Mukosame / Zooming-Slow-Mo-CVPR-2020

Fast and Accurate One-Stage Space-Time Video Super-Resolution (accepted in CVPR 2020)
GNU General Public License v3.0
915 stars 164 forks source link

About the warning information of the DCNv2 module during training. #39

Closed CS-GangXu closed 4 years ago

CS-GangXu commented 4 years ago

Hi, thank you for creating such an innovative and wonderful space-time video super-resolution method.

When I follow the training settings in train_zsm.yml, the terminal sometimes shows the information: "WARNING: Offset mean is XXX, larger than 100". Then I looked for a solution and found that resuming from the nearest checkpoint might help. However, when I resumed from the nearest checkpoint, the warning information still happens again.

At the same time, I found that although the warning message continued to be displayed, the performance(PSNR) continued to increase.

So I would like to know whether this happened during your training. If it happened, how did you deal with it to achieve the performance in the paper?

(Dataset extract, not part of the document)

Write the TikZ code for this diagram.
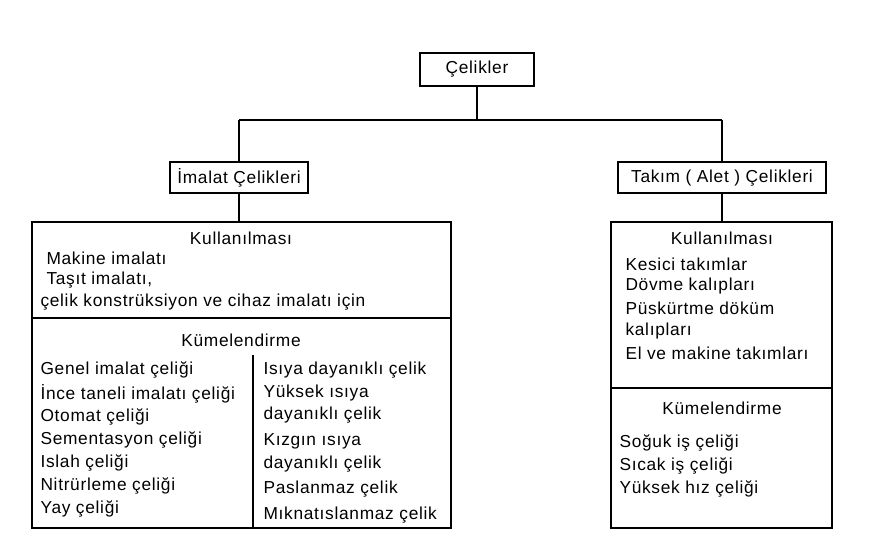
\documentclass[tikz,border=0pt]{standalone}
\usepackage{fontspec}
\setmainfont{Liberation Sans}[LetterSpace=4]
\begin{document}
\begin{tikzpicture}[x=0.75pt,y=-0.75pt,line width=0.8pt]
\tikzset{txt/.style={inner sep=0pt,anchor=west,font=\fontsize{13}{15}\selectfont},
 ctxt/.style={inner sep=0pt,font=\fontsize{13}{15}\selectfont}}
\useasboundingbox (0,0) rectangle (874,541);
% header boxes
\draw (420,53) rectangle (534,86);
\node[ctxt] (cel) at (477,69) {Çelikler};
\draw (170,162) rectangle (308,193);
\node[ctxt] (ima) at (239,178) {İmalat Çelikleri};
\draw (618,162) rectangle (826,193);
\node[ctxt] (tak) at (722,178) {Takım ( Alet ) Çelikleri};
\coordinate (top) at (477,86);
\coordinate (bar) at (477,120);
\draw (top) -- (bar);
\draw (239,120) -- (722,120);
\draw (239,120) -- (239,162);
\draw (722,120) -- (722,162);
\draw (239,193) -- (239,222);
\draw (722,193) -- (722,222);
% left big box
\draw (32,222) rectangle (451,528);
\draw (32,318) -- (451,318);
\draw (253,355) -- (253,528);
\node[ctxt] (lk) at (241,238) {Kullanılması};
\node[txt] (l1) at (46,258) {Makine imalatı};
\node[txt] (l2) at (46,280) {Taşıt imalatı,};
\node[txt] (l3) at (40,302) {çelik konstrüksiyon ve cihaz imalatı için};
\node[ctxt] (lm) at (241,340) {Kümelendirme};
\foreach \t [count=\i] in {Genel imalat çeliği,İnce taneli imalatı çeliği,Otomat çeliği,Sementasyon çeliği,Islah çeliği,Nitrürleme çeliği,Yay çeliği}
  \node[txt] (a\i) at (40,{347+\i*23.2}) {\t};
\foreach \t/\y [count=\i] in {Isıya dayanıklı çelik/370,Yüksek ısıya/393,dayanıklı çelik/415,Kızgın ısıya/441,dayanıklı çelik/464,Paslanmaz çelik/489,Mıknatıslanmaz çelik/515}
  \node[txt] (b\i) at (263,\y) {\t};
% right big box
\draw (611,222) rectangle (832,528);
\draw (611,388) -- (832,388);
\node[ctxt] (rk) at (722,238) {Kullanılması};
\foreach \t [count=\i] in {Kesici takımlar,Dövme kalıpları,Püskürtme döküm,kalıpları,El ve makine takımları}
  \node[txt] (c\i) at (625,{242+\i*22.2}) {\t};
\node[ctxt] (rm) at (722,408) {Kümelendirme};
\foreach \t [count=\i] in {Soğuk iş çeliği,Sıcak iş çeliği,Yüksek hız çeliği}
  \node[txt] (d\i) at (619,{420+\i*23}) {\t};
\end{tikzpicture}
\end{document}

Here is my training config file:

name: zsm_official
use_tb_logger: false #true
model: VideoSR_base
distortion: sr
scale: 4
gpu_ids: [2, 3]

datasets:
  train:
    name: Vimeo7
    mode: Vimeo7
    interval_list: [1]
    random_reverse: true #false
    border_mode: false
    dataroot_GT: /home/lz/xg/vimeo7_train_GT.lmdb
    dataroot_LQ: /home/lz/xg/vimeo7_train_LR7.lmdb
    cache_keys: Vimeo7_train_keys.pkl 

    N_frames: 7
    use_shuffle: true
    n_workers: 12 # per GPU
    batch_size: 24
    GT_size: 128 
    LQ_size: 32
    use_flip: true
    use_rot: true
    color: RGB

network_G:
  which_model_G: LunaTokis
  nf: 64
  nframes: 7
  groups: 8
  front_RBs: 5
  mid_RBs: 0
  back_RBs: 40
  HR_in: false

path:
  pretrain_model_G: ~
  strict_load: true #true #
  resume_state:  ~

train:
  lr_G: !!float 4e-4
  lr_scheme: CosineAnnealingLR_Restart
  beta1: 0.9
  beta2: 0.99
  niter: 600000
  warmup_iter: -1 #4000  # -1: no warm up
  T_period: [150000, 150000, 150000, 150000]
  restarts: [150000, 300000, 450000]
  restart_weights: [1, 1, 1]
  eta_min: !!float 1e-7

  pixel_criterion: cb
  pixel_weight: 1.0
  val_freq: !!float 5e3

  manual_seed: 0

logger:
  print_freq: 1
  save_checkpoint_freq: !!float 5e3
Mukosame commented 4 years ago

Hi @bhjihck , please refer to this issue: https://github.com/Mukosame/Zooming-Slow-Mo-CVPR-2020/issues/30 You can also try to resume from earlier checkpoints. It surprises me that the psnr keeps increasing. Just a guess: it happens at very early iterations?

CS-GangXu commented 4 years ago

Thanks for your reply! It does happen at very early iterations. Once it passes the early stage, the probability of the occurrence of this warning information will be much smaller.